Transcribe every line exactly. Leave the pictures behind.
**** DATASET EXTRACT ****
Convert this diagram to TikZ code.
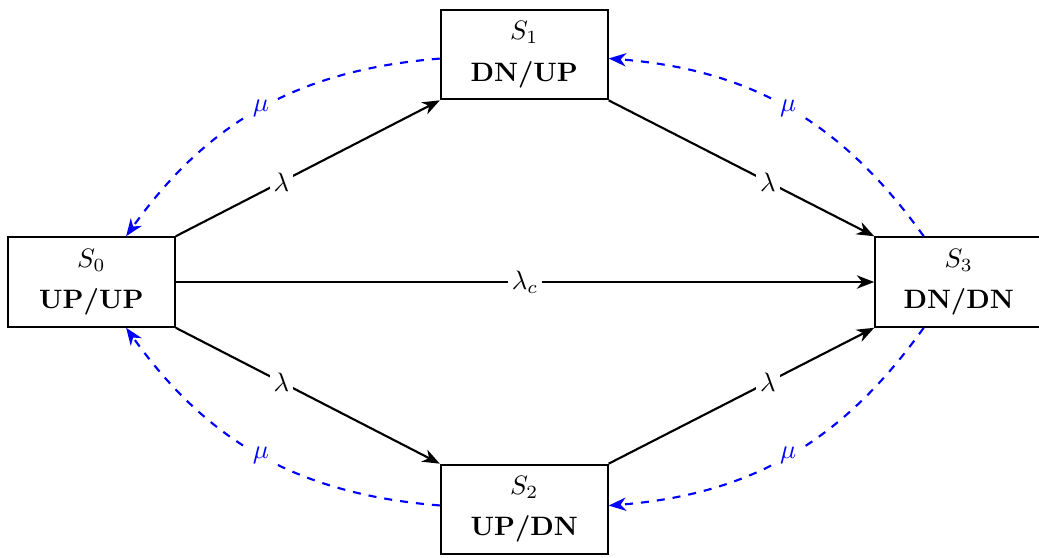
\documentclass[tikz,border=0pt]{standalone}
\usetikzlibrary{arrows.meta}
\begin{document}
\begin{tikzpicture}[
  state/.style={draw, thick, minimum width=2.2cm, minimum height=1.18cm, align=center, fill=white},
  trans/.style={thick, -{Stealth[length=6.5pt,width=5pt,inset=2pt]}},
  rep/.style={blue, thick, dashed, -{Stealth[length=6.5pt,width=5pt,inset=2pt]}},
  lab/.style={fill=white, inner sep=1.5pt},
  mulab/.style={fill=white, inner sep=1.5pt, text=blue}
]
\useasboundingbox (-1.205,-3.64) rectangle (12.5,3.72);
\node[state] (S0) at (0,0) {$S_0$\\[3.5pt]\textbf{UP/UP}};
\node[state] (S1) at (5.71,3) {$S_1$\\[3.5pt]\textbf{DN/UP}};
\node[state] (S2) at (5.71,-3) {$S_2$\\[3.5pt]\textbf{UP/DN}};
\node[state] (S3) at (11.44,0) {$S_3$\\[3.5pt]\textbf{DN/DN}};

\draw[trans] (S0.north east) -- node[lab, pos=0.4] {$\lambda$} (S1.south west);
\draw[trans] (S1.south east) -- node[lab, pos=0.6] {$\lambda$} (S3.north west);
\draw[trans] (S0.south east) -- node[lab, pos=0.4] {$\lambda$} (S2.north west);
\draw[trans] (S2.north east) -- node[lab, pos=0.6] {$\lambda$} (S3.south west);
\draw[trans] (S0.east) -- node[lab] {$\lambda_c$} (S3.west);

\draw[rep] (S1) to[bend right=25] node[mulab] {$\mu$} (S0);
\draw[rep] (S3) to[bend right=25] node[mulab] {$\mu$} (S1);
\draw[rep] (S2) to[bend left=25] node[mulab] {$\mu$} (S0);
\draw[rep] (S3) to[bend left=25] node[mulab] {$\mu$} (S2);
\end{tikzpicture}
\end{document}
****
## TASK RESPONSE
Convert this diagram to TikZ code.
\documentclass[tikz,border=0pt]{standalone}
\usetikzlibrary{arrows.meta}
\begin{document}
\begin{tikzpicture}[
  state/.style={draw, thick, minimum width=2.2cm, minimum height=1.18cm, align=center, fill=white},
  trans/.style={thick, -{Stealth[length=6.5pt,width=5pt,inset=2pt]}},
  rep/.style={blue, thick, dashed, -{Stealth[length=6.5pt,width=5pt,inset=2pt]}},
  lab/.style={fill=white, inner sep=1.5pt},
  mulab/.style={fill=white, inner sep=1.5pt, text=blue}
]
\useasboundingbox (-1.205,-3.64) rectangle (12.5,3.72);
\node[state] (S0) at (0,0) {$S_0$\\[3.5pt]\textbf{UP/UP}};
\node[state] (S1) at (5.71,3) {$S_1$\\[3.5pt]\textbf{DN/UP}};
\node[state] (S2) at (5.71,-3) {$S_2$\\[3.5pt]\textbf{UP/DN}};
\node[state] (S3) at (11.44,0) {$S_3$\\[3.5pt]\textbf{DN/DN}};

\draw[trans] (S0.north east) -- node[lab, pos=0.4] {$\lambda$} (S1.south west);
\draw[trans] (S1.south east) -- node[lab, pos=0.6] {$\lambda$} (S3.north west);
\draw[trans] (S0.south east) -- node[lab, pos=0.4] {$\lambda$} (S2.north west);
\draw[trans] (S2.north east) -- node[lab, pos=0.6] {$\lambda$} (S3.south west);
\draw[trans] (S0.east) -- node[lab] {$\lambda_c$} (S3.west);

\draw[rep] (S1) to[bend right=25] node[mulab] {$\mu$} (S0);
\draw[rep] (S3) to[bend right=25] node[mulab] {$\mu$} (S1);
\draw[rep] (S2) to[bend left=25] node[mulab] {$\mu$} (S0);
\draw[rep] (S3) to[bend left=25] node[mulab] {$\mu$} (S2);
\end{tikzpicture}
\end{document}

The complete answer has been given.